Other famous LMAO's:
"How, sir, would you make a ship sail against the wind and currents by lighting a bonfire under her deck? I pray you, excuse me, I have not the time to listen to such nonsense.” — Napoleon Bonaparte, 1800''s
"What can be more palpably absurd than the prospect held out of locomotives traveling twice as fast as stagecoaches?" - The Quarterly Review, March, 1825.
"Rail travel at high speed is not possible because passengers, unable to breathe, would die of asphyxia." - Dr.
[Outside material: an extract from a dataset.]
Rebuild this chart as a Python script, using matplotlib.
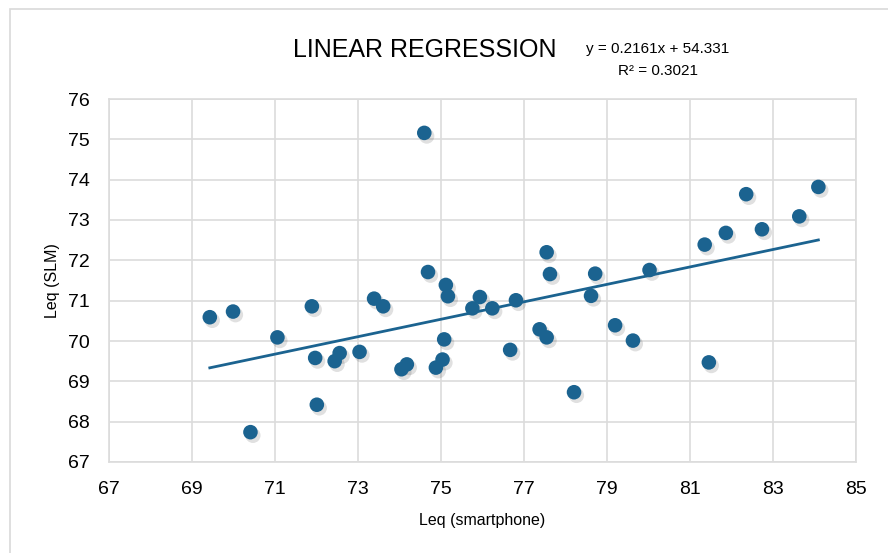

Dionysius Lardner, 1830
"Well-informed people know that it is impossible to transmit the human voice over wires as may be done with dots and dashes of Morse code, and that, were it possible to do so, the thing would be of no practical value." - Boston newspaper, 1865.
"This 'telephone' has too many shortcomings to be seriously considered as a means of communication." - Western Union internal memo, 1876
"Everyone acquainted with the subject [Edison's light bulb] will recognize it as a conspicuous failure." -Henry Morton, 1880
"I must confess that my imagination refuses to see any sort of submarine doing anything but suffocating its crew and floundering at sea.” — HG Wells, 1901
"The horse is here to stay but the automobile is only a novelty—a fad." -The president of the Michigan Savings Bank,1903
"It is complete nonsense to believe flying machines will ever work." - Sir Stanley Mosley, 1905.
"The popular mind often pictures gigantic flying machines speeding across the Atlantic, carrying innumerable passengers. It seems safe to say that such ideas must be wholly visionary." - William Pickering, Harvard astronomer, 1910.
" . .After the rocket quits our air and and really starts on its longer journey, its flight would be neither accelerated nor maintained by the explosion of the charges it then might have left. To claim that it would be is to deny a fundamental law of dynamics . . .That Professor Goddard, with his "chair" in Clark College and the countenancing of the Smithsonian Institution, does not know the relation of action to reaction, and of the need to have something better than a vacuum against which to react -- to say that would be absurd. Of course he only seems to lack the knowledge ladled out daily in high schools." - New York Times, 1920
"A rocket will never be able to leave the Earth’s atmosphere.” — New York Times, 1936
"To place a man in a multi-stage rocket and project him into the controlling gravitational field of the moon where the passengers can make scientific observations, perhaps land alive, and then return to earth—all that constitutes a wild dream worthy of Jules Verne. I am bold enough to say that such a man-made voyage will never occur regardless of all future advances. " - Lee De Forrest, 1957
At least you are carrying on a long tradition of doubters.